Sunday, February 18, 2007

Sunday news roundup: playing the death lottery

Three articles from around the US today can best be summed up by the title above "playing the death lottery." Be forewarned the first story is potentially heartbreaking. The second story is baffling. The third story is that of life after death row, the Kerry Max story.

The Dothan Eagle has the story of a capital murder case in Alabama where the "victim" may have been a stillborn child and where the autopsy is inconclusive as to the cause of death.

David Brown believes his stepdaughter, Shakira Thomas.
He believes what she told him on a warm July day in 2005, that scared and nervous, the 19-year-old girl walked into the bathroom at her residence and gave birth to a baby girl. She told him the baby died naturally moments later, and out of fright and confusion, she put the baby in a garbage bag and placed it in the woods behind their home.
District Attorney Doug Valeska believes what Thomas told investigators. After Brown found the baby and called police, Thomas was interrogated and told police she birthed the baby in the bathroom toilet and left it there around five minutes. She told police she could hear the baby crying, that it was alive. She told the police she didn't want the baby, that she picked the girl up out of the toilet and held it close to her and heard the baby cry and felt it kick until the baby stopped breathing, then put the baby in a garbage bag and placed it in the woods behind their home.
A grand jury indicted Thomas for capital murder. Her trial is scheduled for later this year.
Brown believes his stepdaughter, still scared and confused, told the investigators what they wanted to hear so she could go home. He believes she was coerced by police and made the story up about the baby being alive.
Valeska believes Thomas made up the story about the baby dying naturally in order to avoid punishment.
Brown cites an autopsy report that lists the cause of death as undetermined, and that there was no indication of external injuries. He also cites the age of the baby, believed to be between 24 and 30 weeks. He and Thomas' attorneys, Tom Brantley and Billy Joe Sheffield, believe Thomas has been overcharged. Brown said the only legitimate charge his stepdaughter should face is desecration of a corpse.
"My daughter is not a murderer and the facts will speak for it," Brown said.

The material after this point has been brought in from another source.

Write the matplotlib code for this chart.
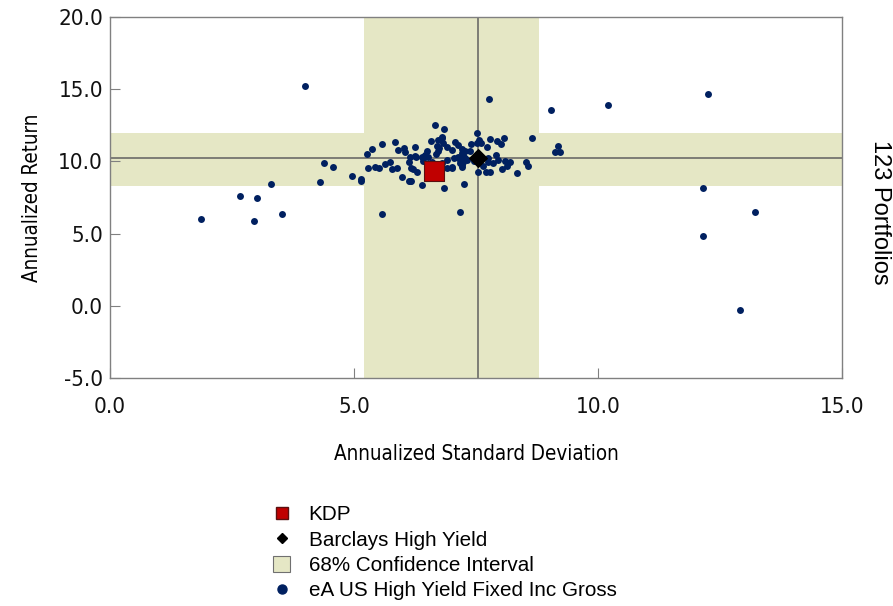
import matplotlib
matplotlib.use('agg')
import matplotlib.pyplot as plt
from matplotlib.lines import Line2D
from matplotlib.patches import Patch
from matplotlib import font_manager

plt.rcParams['font.family'] = ['Liberation Sans', 'DejaVu Sans']

# eA US High Yield Fixed Inc Gross universe (std dev, return)
peer_sd = [1.86, 2.66, 2.96, 3.02, 3.30, 3.52, 4.00, 4.30, 4.38, 4.57,
           4.95, 5.14, 5.57, 7.77, 9.03, 10.20, 12.25, 9.17, 9.11, 9.23,
           12.15, 13.21, 12.15, 12.90, 7.18, 5.26, 5.36, 5.57, 5.85, 5.91,
           6.03, 6.05, 6.24, 6.13, 6.24, 5.29, 5.42, 5.52, 5.64, 5.74,
           5.78, 5.89, 5.98, 6.17, 6.21, 6.13, 6.17, 6.65, 6.84, 6.57,
           6.73, 6.81, 6.71, 6.75, 6.72, 6.68, 6.50, 6.52, 6.27, 6.39,
           6.15, 6.30, 6.39, 6.84, 7.07, 7.14, 7.21, 7.27, 7.38, 7.00,
           7.04, 7.14, 7.17, 7.24, 7.24, 7.21, 7.27, 6.90, 7.00, 7.26,
           7.52, 7.56, 7.61, 7.55, 7.79, 7.92, 8.07, 8.01, 8.65, 7.72,
           7.90, 7.75, 7.84, 8.09, 8.20, 8.13, 8.03, 8.33, 8.52, 8.57,
           7.79, 7.70, 6.90, 6.80, 6.82, 6.80, 7.31, 7.22, 7.17, 7.00,
           7.21, 7.53, 7.75, 6.46, 6.15, 5.14, 6.42, 6.60, 7.45, 7.65,
           7.95, 6.90, 7.40]
peer_ret = [6.01, 7.63, 5.85, 7.44, 8.43, 6.36, 15.22, 8.57, 9.89, 9.59,
            8.97, 8.76, 6.34, 14.32, 13.56, 13.93, 14.65, 11.09, 10.63, 10.65,
            8.16, 6.48, 4.85, -0.27, 6.50, 10.53, 10.86, 11.18, 11.37, 10.81,
            10.95, 10.63, 11.00, 9.98, 10.35, 9.52, 9.59, 9.52, 9.82, 9.96,
            9.50, 9.52, 8.90, 9.52, 9.48, 8.67, 8.64, 12.52, 12.24, 11.43,
            11.50, 11.64, 11.09, 10.91, 10.74, 10.49, 10.72, 10.33, 10.33, 10.33,
            10.33, 9.24, 8.35, 8.14, 11.32, 11.11, 10.84, 10.74, 10.74, 10.79,
            10.22, 10.33, 10.10, 10.44, 9.98, 9.63, 10.22, 9.56, 9.56, 8.44,
            11.95, 11.48, 11.25, 9.29, 11.55, 11.41, 11.64, 11.18, 11.60, 11.00,
            10.44, 9.98, 9.87, 10.05, 9.98, 9.68, 9.45, 9.22, 9.98, 9.70,
            9.24, 9.30, 10.10, 11.71, 11.27, 9.87, 10.10, 9.75, 9.87, 9.63,
            10.56, 11.25, 10.22, 10.42, 8.64, 8.64, 10.05, 9.95, 10.05, 9.65,
            10.10, 11.00, 11.20]

kdp_sd, kdp_ret = 6.63, 9.34
bench_sd, bench_ret = 7.55, 10.24
ci_sd = (5.20, 8.79)
ci_ret = (8.30, 11.97)

band = '#E5E7C5'
navy = '#002060'

# condensed face for the axis text, if one is installed
names = {f.name for f in font_manager.fontManager.ttflist}
if 'Liberation Sans Narrow' in names:
    tick_font = dict(family='Liberation Sans Narrow', size=18)
    label_font = dict(family='Liberation Sans Narrow', size=17)
elif 'DejaVu Sans Condensed' in names or any(
        f.name == 'DejaVu Sans' and f.stretch == 'condensed' for f in font_manager.fontManager.ttflist):
    tick_font = dict(family='DejaVu Sans', stretch='condensed', size=16)
    label_font = dict(family='DejaVu Sans', stretch='condensed', size=14.8)
else:
    tick_font = dict(family='Liberation Sans', size=15.5)
    label_font = dict(family='Liberation Sans', size=15)

fig = plt.figure(figsize=(8.93, 6.06), dpi=100)
ax = fig.add_axes([0.1232, 0.3762, 0.8197, 0.5957])

ax.axvspan(ci_sd[0], ci_sd[1], color=band, lw=0, zorder=0)
ax.axhspan(ci_ret[0], ci_ret[1], color=band, lw=0, zorder=0)
ax.axvline(bench_sd, color='#606060', lw=1.1, zorder=1)
ax.axhline(bench_ret, color='#606060', lw=1.1, zorder=1)

ax.scatter(peer_sd, peer_ret, s=25, color=navy, lw=0, zorder=2)
ax.scatter([kdp_sd], [kdp_ret], marker='s', s=190, color='#C00000',
           edgecolor='#5a1010', lw=0.8, zorder=4)
ax.scatter([bench_sd], [bench_ret], marker='D', s=80, color='black', zorder=3)

ax.set_xlim(0, 15)
ax.set_ylim(-5, 20)
ax.set_xticks([0, 5, 10, 15])
ax.set_yticks([-5, 0, 5, 10, 15, 20])
ax.set_xticklabels(['%.1f' % v for v in [0, 5, 10, 15]])
ax.set_yticklabels(['%.1f' % v for v in [-5, 0, 5, 10, 15, 20]])

for lab in ax.get_xticklabels() + ax.get_yticklabels():
    lab.set_fontproperties(font_manager.FontProperties(**tick_font))
    lab.set_color('#111111')
ax.tick_params(axis='both', direction='in', length=7, color='#808080',
               top=False, right=False)
ax.tick_params(axis='x', pad=14)
ax.tick_params(axis='y', pad=5)
for sp in ax.spines.values():
    sp.set_color('#808080')
    sp.set_linewidth(1)

ax.set_xlabel('Annualized Standard Deviation',
              fontproperties=font_manager.FontProperties(**label_font), labelpad=19)
ax.set_ylabel('Annualized Return',
              fontproperties=font_manager.FontProperties(**label_font), labelpad=12)

fig.text(0.985, 0.650, '123 Portfolios', rotation=-90, ha='center', va='center',
         fontsize=17)

handles = [
    Line2D([], [], marker='s', ls='', color='#C00000', markeredgecolor='#5a1010', markersize=8),
    Line2D([], [], marker='D', ls='', color='black', markersize=5.5),
    Patch(facecolor=band, edgecolor='#707070', lw=0.8),
    Line2D([], [], marker='o', ls='', color=navy, markersize=6.5),
]
labels = ['KDP', 'Barclays High Yield', '68% Confidence Interval',
          'eA US High Yield Fixed Inc Gross']
fig.legend(handles, labels, loc='upper left', bbox_to_anchor=(0.297, 0.18),
           frameon=False, fontsize=14.9, handlelength=0.8, handleheight=0.8,
           handletextpad=0.9, labelspacing=0.3, borderaxespad=0)

fig.savefig('out.png', dpi=100)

The Roanoke Times looks at the death lottery in Virginia:

A death sentence last week shows how the decision is full of variables, experts say.

8 months pregnant, Tammy Lynn Baker died from the blast of a pipe bomb rigged outside her Louisa apartment by a boyfriend who didn't want to pay child support. The killer was sentenced to life in prison.

Hiding in a closet after his parents were shot to death at their Tazewell County home, 14-year-old Bobby Hopewell suffered the same fate. The killer was sentenced to life in prison.

Serving time in a maximum-security prison in Lee County, Robert Sandoval was strangled by his cellmate after the two criminals bickered over one eating the other's breakfast. But this time, the killer was sentenced to death.

A jury's decision last week to condemn Carlos Caro for the prison killing of Sandoval marked the 1st time federal prosecutors in the Western District of Virginia obtained a death sentence since Congress reinstated capital punishment for some federal crimes nearly 2 decades ago.

Perhaps the chief reason I am a criminal defense lawyer is the hatred of the word "kafkaeque." When I saw this story in the Austin American Statesman with that word in you could almost bet the story would end up here. Kerry Max Cook sums up his ordeal on death row that it was "as Kafkaesque as it could ever get in America. A man was railroaded here."That story begins:

Beginning in the summer of 1977, when Linda Jo Edwards was found raped, murdered and mutilated in her Tyler apartment, Smith County fought hard to kill Kerry Max Cook for the deed.

Tried, convicted, sentenced to die and sent to the Ellis Unit in Huntsville, Cook was raped shortly after his arrival and made a sexual slave, a commodity to be traded like cigarettes in the death house economy. Over more than 2 decades he endured 3 trials, appeals that raised his hopes and dashed them again, brutal assaults and suicide attempts, the last of which, in August 1991, included nearly severing his penis. He dipped a finger in his own blood to scrawl a final message on the wall of his cell: "I was an innocent man." The organ was reattached and Cook recovered.

Over and over, his lawyers argued that Cook had gotten a raw deal, railroaded to death row by prosecutors and police. Finally, the appeals court agreed with them and ordered a new trial, his fourth. At the 11th hour, prosecutors offered a deal, and Cook walked out of the Bastrop County Courthouse a free man.

That was 8 years ago. But to borrow from Faulkner, the past is never in the past for Kerry Max Cook.